» **Directive**: Return only the lines from the top of the material through the line marked by "e4_start_vals = [0.114, 0.165, 0.18, 0.296, 1.5, 1.25, 1.1, 2.2]", unaltered.

** start of Supplied information **

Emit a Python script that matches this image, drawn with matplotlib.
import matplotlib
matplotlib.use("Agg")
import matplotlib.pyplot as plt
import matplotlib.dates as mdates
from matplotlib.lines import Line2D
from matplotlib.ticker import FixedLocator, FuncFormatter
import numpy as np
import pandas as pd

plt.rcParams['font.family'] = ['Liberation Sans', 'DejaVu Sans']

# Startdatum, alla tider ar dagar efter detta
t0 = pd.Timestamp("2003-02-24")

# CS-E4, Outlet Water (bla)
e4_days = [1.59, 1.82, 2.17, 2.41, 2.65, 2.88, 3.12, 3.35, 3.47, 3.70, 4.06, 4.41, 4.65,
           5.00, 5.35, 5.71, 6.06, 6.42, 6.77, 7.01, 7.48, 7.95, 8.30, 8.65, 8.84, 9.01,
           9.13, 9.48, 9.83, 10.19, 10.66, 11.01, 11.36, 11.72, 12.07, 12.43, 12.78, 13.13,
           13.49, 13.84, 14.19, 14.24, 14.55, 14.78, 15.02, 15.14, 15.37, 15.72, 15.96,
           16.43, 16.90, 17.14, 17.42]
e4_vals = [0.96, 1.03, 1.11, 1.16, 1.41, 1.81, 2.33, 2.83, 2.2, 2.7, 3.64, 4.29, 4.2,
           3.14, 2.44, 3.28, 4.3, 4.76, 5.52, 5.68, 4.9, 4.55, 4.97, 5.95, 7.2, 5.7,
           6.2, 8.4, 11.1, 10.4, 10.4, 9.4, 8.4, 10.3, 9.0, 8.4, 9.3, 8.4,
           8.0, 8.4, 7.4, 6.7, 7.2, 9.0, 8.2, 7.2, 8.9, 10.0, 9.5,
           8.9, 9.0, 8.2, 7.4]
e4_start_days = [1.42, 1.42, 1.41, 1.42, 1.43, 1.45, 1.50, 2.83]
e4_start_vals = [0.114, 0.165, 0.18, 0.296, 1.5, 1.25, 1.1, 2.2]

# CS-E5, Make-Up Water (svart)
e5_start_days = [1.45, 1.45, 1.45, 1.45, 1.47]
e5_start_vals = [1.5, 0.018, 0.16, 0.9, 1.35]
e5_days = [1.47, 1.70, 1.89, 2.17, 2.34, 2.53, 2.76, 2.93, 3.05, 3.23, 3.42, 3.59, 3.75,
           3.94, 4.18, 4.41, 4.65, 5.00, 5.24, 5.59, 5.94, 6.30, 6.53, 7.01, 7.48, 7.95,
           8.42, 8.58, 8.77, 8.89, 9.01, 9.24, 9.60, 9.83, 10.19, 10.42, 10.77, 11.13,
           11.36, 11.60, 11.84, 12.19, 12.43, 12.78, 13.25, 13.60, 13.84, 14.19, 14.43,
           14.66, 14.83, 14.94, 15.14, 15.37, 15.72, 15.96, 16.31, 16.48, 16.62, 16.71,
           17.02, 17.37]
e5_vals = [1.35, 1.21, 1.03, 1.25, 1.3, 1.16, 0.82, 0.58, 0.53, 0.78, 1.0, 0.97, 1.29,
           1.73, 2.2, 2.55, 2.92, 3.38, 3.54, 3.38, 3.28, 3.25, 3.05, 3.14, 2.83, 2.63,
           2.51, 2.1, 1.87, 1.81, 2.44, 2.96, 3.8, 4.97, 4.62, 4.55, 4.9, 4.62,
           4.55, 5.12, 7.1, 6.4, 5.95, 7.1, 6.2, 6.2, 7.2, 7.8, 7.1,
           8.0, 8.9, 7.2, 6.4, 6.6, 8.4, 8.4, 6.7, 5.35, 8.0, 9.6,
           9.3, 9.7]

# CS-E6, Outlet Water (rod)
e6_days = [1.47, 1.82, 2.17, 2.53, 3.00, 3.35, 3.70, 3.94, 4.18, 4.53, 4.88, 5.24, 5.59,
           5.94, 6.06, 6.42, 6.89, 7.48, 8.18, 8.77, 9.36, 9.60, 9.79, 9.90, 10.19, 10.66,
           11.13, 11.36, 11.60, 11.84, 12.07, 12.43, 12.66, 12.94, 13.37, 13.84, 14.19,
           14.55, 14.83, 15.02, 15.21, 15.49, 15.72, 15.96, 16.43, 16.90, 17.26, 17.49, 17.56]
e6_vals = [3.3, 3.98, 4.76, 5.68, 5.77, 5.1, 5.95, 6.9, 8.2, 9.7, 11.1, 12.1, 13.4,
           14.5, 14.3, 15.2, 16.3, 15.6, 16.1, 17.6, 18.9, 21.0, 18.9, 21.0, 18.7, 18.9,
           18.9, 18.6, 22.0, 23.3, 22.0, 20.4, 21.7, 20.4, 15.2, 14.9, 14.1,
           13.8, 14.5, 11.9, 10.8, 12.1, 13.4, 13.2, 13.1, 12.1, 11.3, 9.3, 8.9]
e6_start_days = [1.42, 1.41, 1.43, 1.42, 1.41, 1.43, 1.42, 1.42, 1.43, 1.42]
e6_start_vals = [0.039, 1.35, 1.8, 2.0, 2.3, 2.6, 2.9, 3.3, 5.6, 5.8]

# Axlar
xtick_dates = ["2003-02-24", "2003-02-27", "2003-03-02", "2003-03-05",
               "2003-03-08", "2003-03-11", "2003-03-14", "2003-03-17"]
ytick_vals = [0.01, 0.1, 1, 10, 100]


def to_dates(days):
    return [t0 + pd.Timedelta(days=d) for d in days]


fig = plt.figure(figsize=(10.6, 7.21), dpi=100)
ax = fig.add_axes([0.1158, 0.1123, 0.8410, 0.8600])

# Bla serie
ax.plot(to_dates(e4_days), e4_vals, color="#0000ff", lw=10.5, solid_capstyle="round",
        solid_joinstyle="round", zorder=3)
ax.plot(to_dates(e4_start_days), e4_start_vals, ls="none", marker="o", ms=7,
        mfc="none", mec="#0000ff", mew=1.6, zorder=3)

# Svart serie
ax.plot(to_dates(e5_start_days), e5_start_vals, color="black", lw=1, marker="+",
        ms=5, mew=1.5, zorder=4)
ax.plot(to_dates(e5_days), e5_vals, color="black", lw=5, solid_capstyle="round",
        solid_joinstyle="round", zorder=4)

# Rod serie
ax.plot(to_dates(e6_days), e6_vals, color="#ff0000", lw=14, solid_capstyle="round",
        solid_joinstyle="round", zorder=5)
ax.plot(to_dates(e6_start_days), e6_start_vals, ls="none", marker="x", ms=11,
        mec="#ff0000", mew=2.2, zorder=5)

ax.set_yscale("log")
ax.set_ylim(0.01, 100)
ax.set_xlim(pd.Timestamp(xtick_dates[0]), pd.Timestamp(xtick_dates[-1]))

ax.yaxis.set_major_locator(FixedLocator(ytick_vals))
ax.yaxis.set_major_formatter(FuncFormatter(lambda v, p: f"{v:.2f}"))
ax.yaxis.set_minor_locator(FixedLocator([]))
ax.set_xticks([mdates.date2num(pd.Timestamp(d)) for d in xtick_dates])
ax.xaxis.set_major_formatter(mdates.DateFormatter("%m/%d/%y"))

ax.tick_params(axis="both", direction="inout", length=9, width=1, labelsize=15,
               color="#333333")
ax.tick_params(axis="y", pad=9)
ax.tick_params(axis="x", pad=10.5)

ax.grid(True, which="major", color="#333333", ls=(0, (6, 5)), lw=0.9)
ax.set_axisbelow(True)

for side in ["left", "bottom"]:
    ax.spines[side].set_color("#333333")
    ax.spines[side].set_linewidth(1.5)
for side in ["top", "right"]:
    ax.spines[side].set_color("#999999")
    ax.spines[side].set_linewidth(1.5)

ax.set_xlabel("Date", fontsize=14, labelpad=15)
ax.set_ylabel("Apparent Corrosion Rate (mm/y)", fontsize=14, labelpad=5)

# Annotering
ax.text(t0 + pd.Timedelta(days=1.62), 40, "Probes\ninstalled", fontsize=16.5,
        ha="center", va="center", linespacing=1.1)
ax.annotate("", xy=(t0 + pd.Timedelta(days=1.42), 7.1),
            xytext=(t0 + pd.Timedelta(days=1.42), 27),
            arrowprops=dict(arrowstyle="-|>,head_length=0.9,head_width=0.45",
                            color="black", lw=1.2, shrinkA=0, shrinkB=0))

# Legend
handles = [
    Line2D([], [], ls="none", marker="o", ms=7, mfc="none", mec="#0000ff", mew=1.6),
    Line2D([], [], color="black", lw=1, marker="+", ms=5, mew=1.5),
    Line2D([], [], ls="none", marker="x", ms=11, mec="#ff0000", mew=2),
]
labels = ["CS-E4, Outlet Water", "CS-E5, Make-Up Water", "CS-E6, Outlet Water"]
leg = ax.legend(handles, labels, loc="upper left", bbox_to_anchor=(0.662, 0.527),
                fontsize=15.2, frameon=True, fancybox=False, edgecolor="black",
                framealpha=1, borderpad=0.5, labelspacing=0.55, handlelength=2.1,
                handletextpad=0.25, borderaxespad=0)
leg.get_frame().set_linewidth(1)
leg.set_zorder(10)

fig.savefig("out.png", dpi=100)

** end of Supplied information **

» **Full output**:
Emit a Python script that matches this image, drawn with matplotlib.
import matplotlib
matplotlib.use("Agg")
import matplotlib.pyplot as plt
import matplotlib.dates as mdates
from matplotlib.lines import Line2D
from matplotlib.ticker import FixedLocator, FuncFormatter
import numpy as np
import pandas as pd

plt.rcParams['font.family'] = ['Liberation Sans', 'DejaVu Sans']

# Startdatum, alla tider ar dagar efter detta
t0 = pd.Timestamp("2003-02-24")

# CS-E4, Outlet Water (bla)
e4_days = [1.59, 1.82, 2.17, 2.41, 2.65, 2.88, 3.12, 3.35, 3.47, 3.70, 4.06, 4.41, 4.65,
           5.00, 5.35, 5.71, 6.06, 6.42, 6.77, 7.01, 7.48, 7.95, 8.30, 8.65, 8.84, 9.01,
           9.13, 9.48, 9.83, 10.19, 10.66, 11.01, 11.36, 11.72, 12.07, 12.43, 12.78, 13.13,
           13.49, 13.84, 14.19, 14.24, 14.55, 14.78, 15.02, 15.14, 15.37, 15.72, 15.96,
           16.43, 16.90, 17.14, 17.42]
e4_vals = [0.96, 1.03, 1.11, 1.16, 1.41, 1.81, 2.33, 2.83, 2.2, 2.7, 3.64, 4.29, 4.2,
           3.14, 2.44, 3.28, 4.3, 4.76, 5.52, 5.68, 4.9, 4.55, 4.97, 5.95, 7.2, 5.7,
           6.2, 8.4, 11.1, 10.4, 10.4, 9.4, 8.4, 10.3, 9.0, 8.4, 9.3, 8.4,
           8.0, 8.4, 7.4, 6.7, 7.2, 9.0, 8.2, 7.2, 8.9, 10.0, 9.5,
           8.9, 9.0, 8.2, 7.4]
e4_start_days = [1.42, 1.42, 1.41, 1.42, 1.43, 1.45, 1.50, 2.83]
e4_start_vals = [0.114, 0.165, 0.18, 0.296, 1.5, 1.25, 1.1, 2.2]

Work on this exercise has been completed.